Health systems research is the best medicine



Theresa Braine

Mexico City



Every year millions of people die of diseases such as malaria and tuberculosis for which a cure has existed for decades. This gap — between knowledge and practice in public health — is at the heart of WHO-sponsored proposals to be considered this month by WHO's Executive Board.

The proposals, known as the Mexico Statement, call on governments, foundations and other bodies that fund research as well as the international research community to strengthen malfunctioning health systems by promoting more research into those systems.

Unlike previous research initiatives, the Mexico Statement calls specifically for more attention to be paid to research into health systems, for better ethical management of such research and better translation of these findings into public health practice.

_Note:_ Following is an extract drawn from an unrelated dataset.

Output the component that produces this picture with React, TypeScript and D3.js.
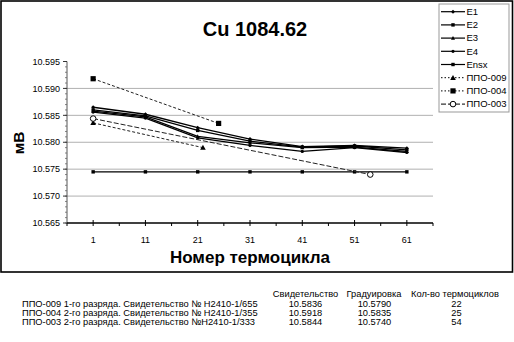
import React from "react";
import * as d3 from "d3";

const cycles = [1, 11, 21, 31, 41, 51, 61];
const e1 = [10.5865, 10.5852, 10.5827, 10.5806, 10.5792, 10.5794, 10.5789];
const e2 = [10.5860, 10.5849, 10.5822, 10.5802, 10.5791, 10.5793, 10.5786];
const e3 = [10.5858, 10.5847, 10.5811, 10.5799, 10.5790, 10.5791, 10.5783];
const e4 = [10.5856, 10.5845, 10.5808, 10.5794, 10.5783, 10.5790, 10.5781];
const ensx = [10.5745, 10.5745, 10.5745, 10.5745, 10.5745, 10.5745, 10.5745];

const ppo009X = [1, 22];
const ppo009Y = [10.5836, 10.579];
const ppo004X = [1, 25];
const ppo004Y = [10.5918, 10.5835];
const ppo003X = [1, 54];
const ppo003Y = [10.5844, 10.574];

const yTicks = [10.565, 10.57, 10.575, 10.58, 10.585, 10.59, 10.595];
const xTicks = [1, 11, 21, 31, 41, 51, 61];

const tableLabels = [
  "ППО-009 1-го разряда. Свидетельство № Н2410-1/655",
  "ППО-004 2-го разряда. Свидетельство № Н2410-1/355",
  "ППО-003 2-го разряда. Свидетельство №Н2410-1/333",
];
const tableHeaders = ["Свидетельство", "Градуировка", "Кол-во термоциклов"];
const tableCert = ["10.5836", "10.5918", "10.5844"];
const tableGrad = ["10.5790", "10.5835", "10.5740"];
const tableCycles = ["22", "25", "54"];

const FONT = "'Liberation Sans', Arial, sans-serif";

type Marker = "diamond" | "square" | "triangle" | "dot" | "bigTriangle" | "bigSquare" | "circle";

function MarkerShape({ kind, x, y }: { kind: Marker; x: number; y: number }) {
  switch (kind) {
    case "diamond":
      return <path d={`M${x - 2},${y} L${x},${y - 2} L${x + 2},${y} L${x},${y + 2} Z`} fill="#000" />;
    case "square":
      return <rect x={x - 1.7} y={y - 1.7} width={3.4} height={3.4} fill="#000" />;
    case "triangle":
      return <path d={`M${x - 2},${y + 1.6} L${x + 2},${y + 1.6} L${x},${y - 2} Z`} fill="#000" />;
    case "dot":
      return <circle cx={x} cy={y} r={1.6} fill="#000" />;
    case "bigTriangle":
      return <path d={`M${x - 2.8},${y + 2.2} L${x + 2.8},${y + 2.2} L${x},${y - 2.8} Z`} fill="#000" />;
    case "bigSquare":
      return <rect x={x - 2.6} y={y - 2.6} width={5.2} height={5.2} fill="#000" />;
    case "circle":
      return <circle cx={x} cy={y} r={2.8} fill="#fff" stroke="#000" strokeWidth={1} />;
  }
}

export default function App() {
  const x = d3.scaleLinear().domain([-4, 66]).range([67, 433]);
  const y = d3.scaleLinear().domain([10.565, 10.595]).range([223, 61.5]);
  const line = d3
    .line<[number, number]>()
    .x((d) => x(d[0]))
    .y((d) => y(d[1]));

  const eSeries: { name: string; vals: number[]; marker: Marker; w: number }[] = [
    { name: "E1", vals: e1, marker: "diamond", w: 1.3 },
    { name: "E2", vals: e2, marker: "square", w: 1.3 },
    { name: "E3", vals: e3, marker: "triangle", w: 1.3 },
    { name: "E4", vals: e4, marker: "dot", w: 1.3 },
    { name: "Ensx", vals: ensx, marker: "square", w: 1.1 },
  ];
  const pSeries: { name: string; xs: number[]; ys: number[]; marker: Marker; dash: string }[] = [
    { name: "ППО-009", xs: ppo009X, ys: ppo009Y, marker: "bigTriangle", dash: "3,2" },
    { name: "ППО-004", xs: ppo004X, ys: ppo004Y, marker: "bigSquare", dash: "3,2" },
    { name: "ППО-003", xs: ppo003X, ys: ppo003Y, marker: "circle", dash: "5,2" },
  ];
  const legendDash = ["none", "none", "none", "none", "none", "1.5,2", "1.5,2", "5,2"];

  const minorY = d3.range(10.565, 10.5951, 0.001);
  const minorX = [-4, 6, 16, 26, 36, 46, 56, 66];

  const legendItems = [
    ...eSeries.map((s) => ({ name: s.name, marker: s.marker })),
    ...pSeries.map((s) => ({ name: s.name, marker: s.marker })),
  ];

  const colCenters = [305.5, 374.5, 456.5];
  const rowBase = [307, 316, 325];
  const tfs = 9.3;

  return (
    <svg
      width={514}
      height={342}
      style={{ position: "absolute", left: 0, top: 0, background: "#fff" }}
      fontFamily={FONT}
    >
      <rect x={0} y={0} width={514} height={342} fill="#fff" />
      <rect x={1} y={1} width={511.5} height={271} fill="none" stroke="#000" strokeWidth={1.6} />

      <text x={255} y={36} textAnchor="middle" fontSize={20} fontWeight="bold">
        Cu 1084.62
      </text>

      {/* gridlines */}
      {yTicks.slice(1, -1).map((t) => (
        <line key={t} x1={67} x2={433} y1={y(t)} y2={y(t)} stroke="#b0b0b0" strokeWidth={1} />
      ))}

      {/* y axis */}
      <line x1={67} x2={67} y1={y(10.595)} y2={y(10.565)} stroke="#555" strokeWidth={1} />
      {minorY.map((t, i) => (
        <line key={"my" + i} x1={65} x2={67} y1={y(t)} y2={y(t)} stroke="#666" strokeWidth={0.8} />
      ))}
      {yTicks.map((t) => (
        <g key={"yt" + t}>
          <line x1={63} x2={67} y1={y(t)} y2={y(t)} stroke="#333" strokeWidth={1} />
          <text x={60} y={y(t) + 3.2} textAnchor="end" fontSize={9}>
            {t.toFixed(3)}
          </text>
        </g>
      ))}

      {/* x axis */}
      <line x1={67} x2={433} y1={223} y2={223} stroke="#000" strokeWidth={1.5} />
      {minorX.map((t) => (
        <line key={"mx" + t} x1={x(t)} x2={x(t)} y1={223} y2={226} stroke="#000" strokeWidth={1} />
      ))}
      {xTicks.map((t) => (
        <g key={"xt" + t}>
          <line x1={x(t)} x2={x(t)} y1={220} y2={226} stroke="#000" strokeWidth={1} />
          <text x={x(t)} y={243} textAnchor="middle" fontSize={9}>
            {t}
          </text>
        </g>
      ))}

      {/* axis titles */}
      <text x={250} y={263} textAnchor="middle" fontSize={17} fontWeight="bold">
        Номер термоцикла
      </text>
      <text
        transform={`translate(24,143) rotate(-90)`}
        textAnchor="middle"
        fontSize={15.5}
        fontWeight="bold"
      >
        мВ
      </text>

      {/* E series */}
      {eSeries.map((s) => {
        const pts = cycles.map((c, i) => [c, s.vals[i]] as [number, number]);
        return (
          <g key={s.name}>
            <path d={line(pts) || ""} fill="none" stroke="#000" strokeWidth={s.w} />
            {pts.map((p, i) => (
              <MarkerShape key={i} kind={s.marker} x={x(p[0])} y={y(p[1])} />
            ))}
          </g>
        );
      })}

      {/* ППО series */}
      {pSeries.map((s) => {
        const pts = s.xs.map((c, i) => [c, s.ys[i]] as [number, number]);
        return (
          <g key={s.name}>
            <path d={line(pts) || ""} fill="none" stroke="#222" strokeWidth={1} strokeDasharray={s.dash} />
            {pts.map((p, i) => (
              <MarkerShape key={i} kind={s.marker} x={x(p[0])} y={y(p[1])} />
            ))}
          </g>
        );
      })}

      {/* legend */}
      <rect x={439} y={4} width={70} height={108} fill="#fff" stroke="#999" strokeWidth={1} />
      {legendItems.map((it, i) => {
        const ly = 11.7 + i * 13.2;
        return (
          <g key={"lg" + it.name}>
            <line
              x1={441}
              x2={465}
              y1={ly}
              y2={ly}
              stroke="#000"
              strokeWidth={i < 5 ? 1.2 : 1}
              strokeDasharray={legendDash[i]}
            />
            <MarkerShape kind={it.marker} x={453} y={ly} />
            <text x={466.5} y={ly + 3.3} fontSize={9.5}>
              {it.name}
            </text>
          </g>
        );
      })}

      {/* table */}
      {tableHeaders.map((h, i) => (
        <text key={"th" + i} x={[305.5, 374, 455][i]} y={296.5} textAnchor="middle" fontSize={tfs}>
          {h}
        </text>
      ))}
      {tableLabels.map((l, r) => (
        <g key={"tr" + r}>
          <text x={22} y={rowBase[r]} fontSize={tfs}>
            {l}
          </text>
          <text x={colCenters[0]} y={rowBase[r]} textAnchor="middle" fontSize={tfs}>
            {tableCert[r]}
          </text>
          <text x={colCenters[1]} y={rowBase[r]} textAnchor="middle" fontSize={tfs}>
            {tableGrad[r]}
          </text>
          <text x={colCenters[2]} y={rowBase[r]} textAnchor="middle" fontSize={tfs}>
            {tableCycles[r]}
          </text>
        </g>
      ))}
    </svg>
  );
}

"Research", the Mexico Statement says, "has a crucial but under-recognized part to play in strengthening health systems, improving the equitable distribution of high-quality health services, and advancing human development".

If the Statement wins Executive Board backing at a meeting in Geneva from 19 to 24 January, the World Health Assembly in May will consider adopting a WHO resolution that would commit signatory states more closely to the proposals.

The Mexico Statement was presented at a Ministerial Summit on Health Research in Mexico City, where 22 health ministers and other officials from 51 countries gathered from 16–20 November. Its goal is to tackle obstacles preventing low- and middle-income countries from achieving the Millennium Development Goals.

In a 12-point action plan intended to transform the way research is done and how its findings are disseminated, the Statement calls on governments to make research into health systems a priority; to give people in developing countries better access to knowledge and to base health policy decisions on scientific evidence.

It proposes establishing an international clinical trials register as one way of achieving these goals.

Although ministers agreed to "fund the necessary health research to ensure vibrant health systems and reduce inequity and social injustice," their final statement stopped short of its original more concrete recommendation that developing countries should spend 2% of national health expenditures on health research.

A recommendation that development agencies allocate 5% of their health-sector financing for the same purpose ended up as a footnote. There were no specific proposals for industrial nations' contributions.

Dr Tikki Pang, Director of Research Policy and Cooperation in WHO's Evidence and Information for Policy cluster, said the Mexico Statement was vital because research into health systems tended to be neglected and under-funded in comparison with the field of biomedical research.

"Progress will only occur if countries show commitment and support for a spectrum of activities which will help to bring research into health system activities into the mainstream," Pang told the Bulletin.

The Statement won backing from officials attending the summit — a follow-up to a conference on health research in Bangkok in 2000 — but some delegates said it was too vague. Dr Elias A. Zerhouni, director of the U.S. National Institutes of Health, said translating knowledge into action was key but that the effective application of this knowledge was different in each specific context or local situation.

"The connection between policy-makers, leaders and evidence-based intervention needs to be strengthened by research," Zerhouni told the Bulletin before speaking at the Summit opening plenary session. "What we've also come to realize is that there isn't really a health research solution that is global in nature. Health systems are very local. What is effective in one system may not be effective in another."

If that is not taken into account, Zerhouni said, "what you have is a full disconnect between political leadership, policy-makers and deployment of health resources".

Dr Lincoln C. Chen, Director of the Global Equity Initiative at the Asia Center of Harvard University and head of the Commission on Health Research for Development — the 1990 precursor to current efforts — said the proposals were not concrete enough.

Chen said that the past 14 years had seen a "huge revolution in developing countries coming up with research systems" but that he "would like to see something a little bit more specific".

WHO officials said the aim of the summit was to develop programmes and a methodology in four crucial public health areas: finance, workforce management, generating knowledge and managing supplies.

WHO's Pang argued that there were simple, cost-effective ways of making great strides for public health and cited the example of a district in the United Republic of Tanzania where child mortality was recently reduced by 46% after local officials re-directed part of their US$ 2 per capita annual health budget into research to isolate the causes of child death and to addressing the underlying cause of the problem.

"It seems so obvious, and yet if you survey the literature it's very clear that very little attention is being given to this," Pang said, referring to health systems research, adding that since this involves human behaviour, society, economics, education and poverty: "It's just a very complicated area".

Dr Ariel Pablos-Méndez, Director of WHO's Knowledge Management and Sharing department, said the Mexico meeting underscored the need for a culture of knowledge translation and effective problem solving, new professional capabilities and different incentives in research systems in public health.

Pablos-Méndez said: "The Mexico Summit marks a shift in focus most timely and appropriate for the millions of poor people left behind, and offers a vision and a challenge to the international research community and national governments".